_Exercise directions_. For the data below, report only the number of lines containing the string "chart".

_Dataset rows_.
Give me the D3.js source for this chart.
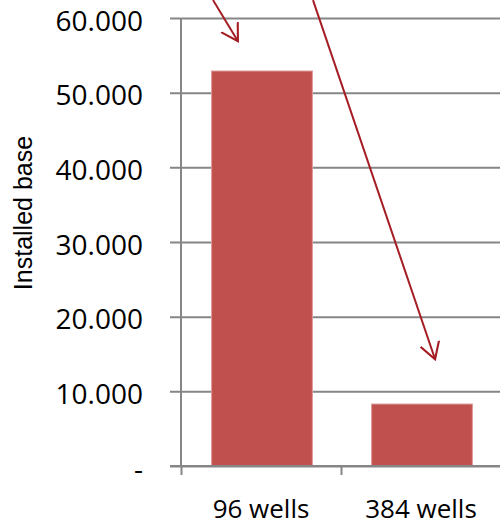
<!DOCTYPE html>
<meta charset="utf-8">
<style>
body { margin: 0; background: #fff; }
.tick text { fill: #000; }
.grid line { stroke: #868686; stroke-width: 2px; }
.grid path { display: none; }
.arrow { fill: none; stroke: #a51d24; stroke-width: 2px; }
</style>
<body>
<script src="https://d3js.org/d3.v7.min.js"></script>
<script>

// data
var categories = ["96 wells", "384 wells"];
var installed = [52900, 8300];
var yTicks = [0, 10000, 20000, 30000, 40000, 50000, 60000];

// arrows in chart units: x = category position (0..2), y = installed base value
var arrowStart = [[0.20, 62400], [0.825, 62400]];
var arrowEnd = [[0.356, 56900], [1.588, 14300]];

var margin = {top: 18, right: -1, bottom: 59, left: 181},
    width = 500 - margin.left - margin.right,
    height = 525 - margin.top - margin.bottom;

var svg = d3.select("body").append("svg")
    .attr("width", 500)
    .attr("height", 525);

var g = svg.append("g")
    .attr("transform", "translate(" + margin.left + "," + margin.top + ")");

var x = d3.scaleBand().domain(categories).range([0, width]).padding(0);
var xPos = d3.scaleLinear().domain([0, 2]).range([0, width]);
var y = d3.scaleLinear().domain([0, 60000]).range([height, 0]);

var fmt = function(d) {
    return d === 0 ? "-" : d3.format(",")(d).replace(/,/g, ".");
};

// gridlines + y axis ticks
var yAxis = g.append("g")
    .attr("class", "grid")
    .call(d3.axisLeft(y).tickValues(yTicks).tickSize(-width).tickFormat(fmt).tickPadding(38));
yAxis.selectAll(".tick line").attr("x1", -11);
yAxis.selectAll(".tick text")
    .attr("dy", "0.43em")
    .style("font-family", "'Open Sans', sans-serif")
    .style("font-size", "28px");

// y axis line
g.append("line")
    .attr("x1", 0).attr("x2", 0)
    .attr("y1", 0).attr("y2", height)
    .attr("stroke", "#868686")
    .attr("stroke-width", 2);

// bars
var barW = x.bandwidth() * 0.63;
g.selectAll(".bar")
    .data(installed)
    .enter().append("rect")
    .attr("class", "bar")
    .attr("x", function(d, i) { return x(categories[i]) + (x.bandwidth() - barW) / 2 + 1; })
    .attr("width", barW)
    .attr("y", function(d) { return y(d); })
    .attr("height", function(d) { return height - y(d); })
    .attr("fill", "#c0504d")
    .attr("stroke", "#dc9a98")
    .attr("stroke-width", 1);

// x axis: tick marks at category boundaries
var xAxis = g.append("g")
    .attr("transform", "translate(0," + height + ")")
    .call(d3.axisBottom(xPos).tickValues([0, 1, 2]).tickSize(9).tickSizeOuter(0).tickFormat(""));
xAxis.select(".domain").attr("stroke", "#868686").attr("stroke-width", 2).attr("d", "M-11,0H" + (width + 2));
xAxis.selectAll(".tick line").attr("stroke", "#868686").attr("stroke-width", 2);

// category labels
g.append("g")
    .attr("transform", "translate(0," + height + ")")
    .call(d3.axisBottom(x).tickSize(0).tickPadding(34))
    .call(function(s) { s.select(".domain").remove(); })
    .selectAll("text")
    .style("font-family", "'Open Sans', sans-serif")
    .style("font-size", "26px");

// y axis title
svg.append("text")
    .attr("transform", "translate(32," + (margin.top + height / 2 - 29) + ") rotate(-90)")
    .attr("text-anchor", "middle")
    .style("font-family", "'Liberation Sans', Arial, sans-serif")
    .style("font-size", "25px")
    .text("Installed base");

// arrows
svg.append("defs").append("marker")
    .attr("id", "head")
    .attr("viewBox", "0 0 12 14")
    .attr("refX", 11)
    .attr("refY", 7)
    .attr("markerWidth", 18)
    .attr("markerHeight", 21)
    .attr("markerUnits", "userSpaceOnUse")
    .attr("orient", "auto")
    .append("path")
    .attr("d", "M0,0.5 L11,7 L0,13.5")
    .attr("fill", "none")
    .attr("stroke", "#a51d24")
    .attr("stroke-width", 1.4);

g.selectAll(".arrow")
    .data(arrowEnd)
    .enter().append("line")
    .attr("class", "arrow")
    .attr("x1", function(d, i) { return xPos(arrowStart[i][0]); })
    .attr("y1", function(d, i) { return y(arrowStart[i][1]); })
    .attr("x2", function(d) { return xPos(d[0]); })
    .attr("y2", function(d) { return y(d[1]); })
    .attr("marker-end", "url(#head)");

</script>
</body>
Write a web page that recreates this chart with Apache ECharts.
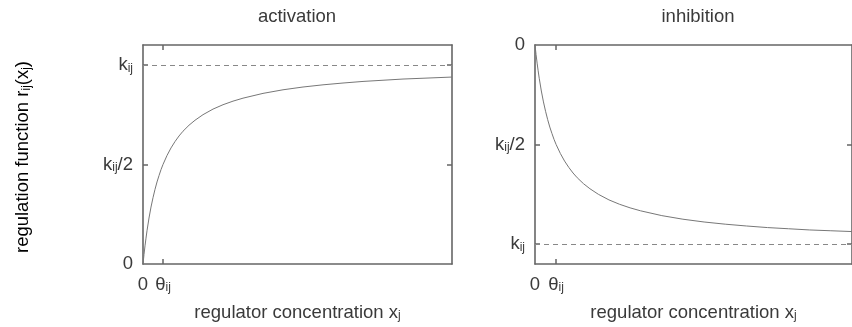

_Output of the task_. 3